Find the line with "Generate a Python" and the line with "['Xingjiang-III', 'Xingjiang-IV', 'S', 'H2', 'M8', 'M7']", then repeat both of them and every line in between exactly. Omit the pictures.

___ Extracted entries

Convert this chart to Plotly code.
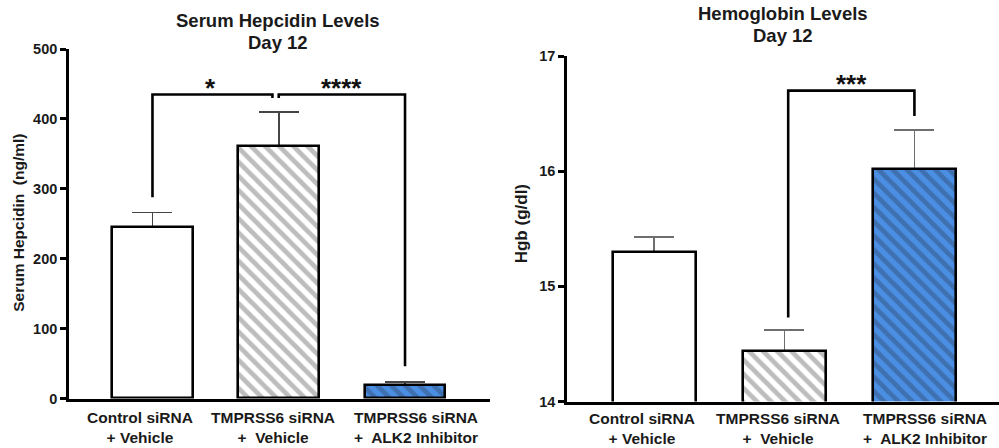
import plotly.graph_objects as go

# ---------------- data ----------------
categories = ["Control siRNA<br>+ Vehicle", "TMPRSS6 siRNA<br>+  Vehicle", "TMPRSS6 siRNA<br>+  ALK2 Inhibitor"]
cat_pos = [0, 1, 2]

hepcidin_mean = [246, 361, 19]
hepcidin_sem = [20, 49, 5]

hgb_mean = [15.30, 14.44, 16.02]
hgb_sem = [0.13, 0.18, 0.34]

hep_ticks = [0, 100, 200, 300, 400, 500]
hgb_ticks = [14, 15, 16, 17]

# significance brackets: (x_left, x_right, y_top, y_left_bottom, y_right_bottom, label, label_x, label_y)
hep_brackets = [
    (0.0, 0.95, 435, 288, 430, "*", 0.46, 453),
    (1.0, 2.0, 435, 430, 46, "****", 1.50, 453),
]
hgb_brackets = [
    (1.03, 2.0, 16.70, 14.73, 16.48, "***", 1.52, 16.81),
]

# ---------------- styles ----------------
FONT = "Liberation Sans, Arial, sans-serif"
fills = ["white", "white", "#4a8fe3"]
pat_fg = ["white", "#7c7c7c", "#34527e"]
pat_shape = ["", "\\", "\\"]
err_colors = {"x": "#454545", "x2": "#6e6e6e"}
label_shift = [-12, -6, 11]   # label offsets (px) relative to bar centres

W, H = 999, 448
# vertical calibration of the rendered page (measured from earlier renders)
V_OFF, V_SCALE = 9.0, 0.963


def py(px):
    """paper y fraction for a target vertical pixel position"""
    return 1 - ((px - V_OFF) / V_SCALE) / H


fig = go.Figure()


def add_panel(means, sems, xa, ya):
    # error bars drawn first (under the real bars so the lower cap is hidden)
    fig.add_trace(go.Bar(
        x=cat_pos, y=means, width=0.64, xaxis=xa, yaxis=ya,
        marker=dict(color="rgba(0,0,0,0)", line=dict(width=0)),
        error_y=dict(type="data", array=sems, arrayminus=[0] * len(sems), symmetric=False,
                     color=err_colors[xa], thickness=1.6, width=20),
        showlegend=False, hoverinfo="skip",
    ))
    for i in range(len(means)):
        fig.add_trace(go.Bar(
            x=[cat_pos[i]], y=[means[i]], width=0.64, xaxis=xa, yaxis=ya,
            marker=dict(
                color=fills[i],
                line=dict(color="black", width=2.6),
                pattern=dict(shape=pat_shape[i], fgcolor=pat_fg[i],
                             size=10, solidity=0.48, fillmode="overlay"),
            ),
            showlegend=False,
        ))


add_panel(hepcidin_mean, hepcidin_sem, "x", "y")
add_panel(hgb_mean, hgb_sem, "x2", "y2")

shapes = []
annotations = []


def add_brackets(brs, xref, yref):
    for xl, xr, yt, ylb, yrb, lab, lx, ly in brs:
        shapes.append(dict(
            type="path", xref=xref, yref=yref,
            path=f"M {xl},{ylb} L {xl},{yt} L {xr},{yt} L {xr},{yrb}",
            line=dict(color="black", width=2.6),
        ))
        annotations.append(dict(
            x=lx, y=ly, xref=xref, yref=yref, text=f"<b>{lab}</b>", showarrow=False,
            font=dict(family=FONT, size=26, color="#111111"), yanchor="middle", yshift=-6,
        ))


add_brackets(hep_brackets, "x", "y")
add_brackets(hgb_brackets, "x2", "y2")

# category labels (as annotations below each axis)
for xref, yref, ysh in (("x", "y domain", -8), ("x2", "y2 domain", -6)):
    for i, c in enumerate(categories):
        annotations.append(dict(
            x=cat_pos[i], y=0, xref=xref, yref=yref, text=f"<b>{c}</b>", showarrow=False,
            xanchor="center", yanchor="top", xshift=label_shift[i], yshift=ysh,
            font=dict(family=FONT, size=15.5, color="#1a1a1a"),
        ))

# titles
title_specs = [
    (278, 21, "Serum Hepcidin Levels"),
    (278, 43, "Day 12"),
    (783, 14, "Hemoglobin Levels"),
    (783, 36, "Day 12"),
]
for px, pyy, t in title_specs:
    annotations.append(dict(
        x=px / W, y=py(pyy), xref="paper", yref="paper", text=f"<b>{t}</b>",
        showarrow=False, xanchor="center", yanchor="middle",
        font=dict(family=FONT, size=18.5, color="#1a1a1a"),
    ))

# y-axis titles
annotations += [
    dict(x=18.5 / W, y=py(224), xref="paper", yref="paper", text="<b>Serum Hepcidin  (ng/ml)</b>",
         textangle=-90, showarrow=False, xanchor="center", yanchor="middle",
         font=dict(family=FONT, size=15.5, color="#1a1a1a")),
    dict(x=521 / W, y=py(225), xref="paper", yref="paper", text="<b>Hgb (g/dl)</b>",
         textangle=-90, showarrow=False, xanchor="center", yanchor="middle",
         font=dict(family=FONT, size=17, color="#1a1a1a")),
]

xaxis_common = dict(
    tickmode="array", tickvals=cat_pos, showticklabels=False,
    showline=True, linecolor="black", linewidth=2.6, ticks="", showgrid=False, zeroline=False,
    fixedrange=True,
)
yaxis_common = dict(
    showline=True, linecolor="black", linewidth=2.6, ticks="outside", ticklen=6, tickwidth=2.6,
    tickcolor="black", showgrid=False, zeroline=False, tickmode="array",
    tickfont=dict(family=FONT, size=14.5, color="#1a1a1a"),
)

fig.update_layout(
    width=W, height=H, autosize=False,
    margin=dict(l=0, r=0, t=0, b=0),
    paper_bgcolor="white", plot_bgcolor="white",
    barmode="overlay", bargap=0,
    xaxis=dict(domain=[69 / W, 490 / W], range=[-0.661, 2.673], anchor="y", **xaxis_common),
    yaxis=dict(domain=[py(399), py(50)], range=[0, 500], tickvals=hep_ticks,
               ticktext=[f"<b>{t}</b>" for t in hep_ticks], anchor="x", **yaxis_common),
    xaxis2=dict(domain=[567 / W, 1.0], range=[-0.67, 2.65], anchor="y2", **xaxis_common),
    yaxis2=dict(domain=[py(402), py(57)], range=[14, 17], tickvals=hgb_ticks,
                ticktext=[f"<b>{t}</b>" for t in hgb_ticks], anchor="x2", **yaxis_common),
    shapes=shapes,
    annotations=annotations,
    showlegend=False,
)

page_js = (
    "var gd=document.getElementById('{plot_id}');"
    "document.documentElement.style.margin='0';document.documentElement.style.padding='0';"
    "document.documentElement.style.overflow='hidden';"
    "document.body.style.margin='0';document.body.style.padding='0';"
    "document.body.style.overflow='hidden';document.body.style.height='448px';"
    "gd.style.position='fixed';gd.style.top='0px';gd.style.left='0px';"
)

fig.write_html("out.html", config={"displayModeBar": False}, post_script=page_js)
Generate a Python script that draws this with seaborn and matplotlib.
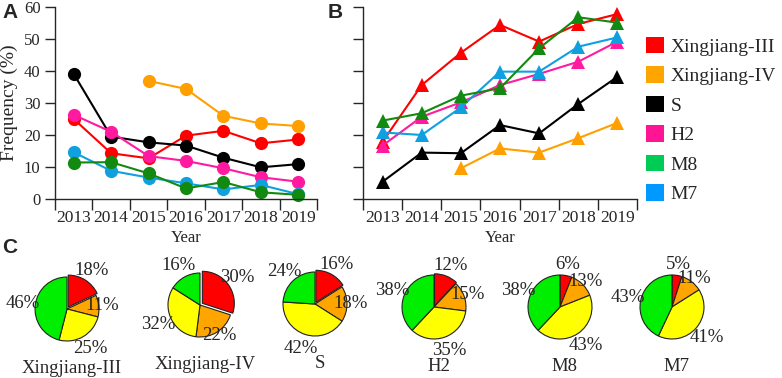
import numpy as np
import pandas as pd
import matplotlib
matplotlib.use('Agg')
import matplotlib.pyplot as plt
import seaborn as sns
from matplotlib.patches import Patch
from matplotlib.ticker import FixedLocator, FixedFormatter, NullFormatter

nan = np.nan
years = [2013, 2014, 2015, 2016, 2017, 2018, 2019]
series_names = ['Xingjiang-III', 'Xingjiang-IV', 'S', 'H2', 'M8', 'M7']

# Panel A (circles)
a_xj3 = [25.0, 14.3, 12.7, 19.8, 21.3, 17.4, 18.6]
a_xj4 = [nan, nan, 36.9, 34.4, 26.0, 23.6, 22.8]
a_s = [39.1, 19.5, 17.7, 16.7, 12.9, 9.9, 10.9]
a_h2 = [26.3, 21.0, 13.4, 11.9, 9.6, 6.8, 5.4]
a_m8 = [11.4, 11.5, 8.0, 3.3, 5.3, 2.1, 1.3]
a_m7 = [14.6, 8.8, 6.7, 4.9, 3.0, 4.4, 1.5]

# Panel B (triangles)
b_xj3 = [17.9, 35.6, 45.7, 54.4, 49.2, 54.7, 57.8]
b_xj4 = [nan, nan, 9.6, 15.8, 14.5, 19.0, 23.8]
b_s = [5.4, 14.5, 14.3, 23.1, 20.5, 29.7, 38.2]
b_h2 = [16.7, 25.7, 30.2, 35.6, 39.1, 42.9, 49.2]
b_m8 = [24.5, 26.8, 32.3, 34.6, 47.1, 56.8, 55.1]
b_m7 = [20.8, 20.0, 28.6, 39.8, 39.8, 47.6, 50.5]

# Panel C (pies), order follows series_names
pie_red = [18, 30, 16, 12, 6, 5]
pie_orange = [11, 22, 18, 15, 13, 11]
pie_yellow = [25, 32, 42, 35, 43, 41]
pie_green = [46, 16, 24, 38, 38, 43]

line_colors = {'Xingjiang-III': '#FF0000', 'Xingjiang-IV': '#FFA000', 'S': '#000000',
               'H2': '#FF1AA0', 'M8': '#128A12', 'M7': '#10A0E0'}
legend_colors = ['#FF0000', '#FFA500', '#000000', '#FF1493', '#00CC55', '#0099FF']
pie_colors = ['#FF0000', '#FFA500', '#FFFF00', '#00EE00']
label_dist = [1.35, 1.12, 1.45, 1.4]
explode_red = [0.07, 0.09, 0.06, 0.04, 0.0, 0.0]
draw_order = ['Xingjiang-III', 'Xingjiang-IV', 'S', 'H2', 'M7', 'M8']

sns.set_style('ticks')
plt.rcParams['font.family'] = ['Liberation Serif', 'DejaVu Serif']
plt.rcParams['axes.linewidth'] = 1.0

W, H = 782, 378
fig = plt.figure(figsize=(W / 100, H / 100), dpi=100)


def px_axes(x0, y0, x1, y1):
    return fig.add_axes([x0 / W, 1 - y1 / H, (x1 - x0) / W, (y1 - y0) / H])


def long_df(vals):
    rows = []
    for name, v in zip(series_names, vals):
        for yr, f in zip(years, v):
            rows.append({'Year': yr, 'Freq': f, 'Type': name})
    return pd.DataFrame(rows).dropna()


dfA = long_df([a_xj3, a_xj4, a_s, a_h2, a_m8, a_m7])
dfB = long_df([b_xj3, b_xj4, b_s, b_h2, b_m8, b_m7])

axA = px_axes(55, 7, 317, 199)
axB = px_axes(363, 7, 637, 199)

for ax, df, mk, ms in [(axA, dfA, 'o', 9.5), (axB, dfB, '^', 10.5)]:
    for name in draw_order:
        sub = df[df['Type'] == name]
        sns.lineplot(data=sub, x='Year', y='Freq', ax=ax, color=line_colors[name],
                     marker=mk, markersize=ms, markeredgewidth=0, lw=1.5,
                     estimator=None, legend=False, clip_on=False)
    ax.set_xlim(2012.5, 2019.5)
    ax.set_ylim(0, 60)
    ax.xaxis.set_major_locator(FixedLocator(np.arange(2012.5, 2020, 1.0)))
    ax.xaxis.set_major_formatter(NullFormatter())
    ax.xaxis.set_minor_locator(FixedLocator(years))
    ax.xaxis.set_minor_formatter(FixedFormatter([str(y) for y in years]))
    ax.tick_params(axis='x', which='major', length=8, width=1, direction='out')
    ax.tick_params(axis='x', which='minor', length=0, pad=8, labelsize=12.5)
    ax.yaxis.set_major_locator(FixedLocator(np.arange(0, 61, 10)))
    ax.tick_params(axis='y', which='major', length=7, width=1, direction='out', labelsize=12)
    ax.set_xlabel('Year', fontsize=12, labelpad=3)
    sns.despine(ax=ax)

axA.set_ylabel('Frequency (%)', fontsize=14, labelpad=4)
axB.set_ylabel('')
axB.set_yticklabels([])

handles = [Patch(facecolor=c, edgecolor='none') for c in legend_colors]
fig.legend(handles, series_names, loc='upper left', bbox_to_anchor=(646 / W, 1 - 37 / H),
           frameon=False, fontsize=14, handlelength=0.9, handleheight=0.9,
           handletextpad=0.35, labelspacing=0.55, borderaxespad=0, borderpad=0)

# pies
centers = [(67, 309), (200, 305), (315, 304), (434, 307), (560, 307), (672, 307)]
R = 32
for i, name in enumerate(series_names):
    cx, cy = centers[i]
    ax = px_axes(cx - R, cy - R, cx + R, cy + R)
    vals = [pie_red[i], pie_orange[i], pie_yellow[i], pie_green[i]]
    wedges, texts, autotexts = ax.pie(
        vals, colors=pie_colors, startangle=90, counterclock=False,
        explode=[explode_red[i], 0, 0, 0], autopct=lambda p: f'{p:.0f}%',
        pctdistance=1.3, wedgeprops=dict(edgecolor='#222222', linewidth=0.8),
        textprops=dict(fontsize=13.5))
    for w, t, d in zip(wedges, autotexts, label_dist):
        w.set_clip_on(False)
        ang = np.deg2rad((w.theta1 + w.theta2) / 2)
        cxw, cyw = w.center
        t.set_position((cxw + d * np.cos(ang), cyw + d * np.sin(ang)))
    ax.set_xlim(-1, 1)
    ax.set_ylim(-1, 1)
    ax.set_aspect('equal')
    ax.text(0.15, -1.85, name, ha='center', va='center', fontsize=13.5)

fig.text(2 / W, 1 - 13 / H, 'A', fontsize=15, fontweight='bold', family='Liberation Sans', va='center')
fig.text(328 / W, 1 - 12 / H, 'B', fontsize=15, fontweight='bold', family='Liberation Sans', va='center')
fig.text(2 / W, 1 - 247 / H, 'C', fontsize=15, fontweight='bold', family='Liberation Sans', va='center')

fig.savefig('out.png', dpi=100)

______

**Response to the task:**
Generate a Python script that draws this with seaborn and matplotlib.
import numpy as np
import pandas as pd
import matplotlib
matplotlib.use('Agg')
import matplotlib.pyplot as plt
import seaborn as sns
from matplotlib.patches import Patch
from matplotlib.ticker import FixedLocator, FixedFormatter, NullFormatter

nan = np.nan
years = [2013, 2014, 2015, 2016, 2017, 2018, 2019]
series_names = ['Xingjiang-III', 'Xingjiang-IV', 'S', 'H2', 'M8', 'M7']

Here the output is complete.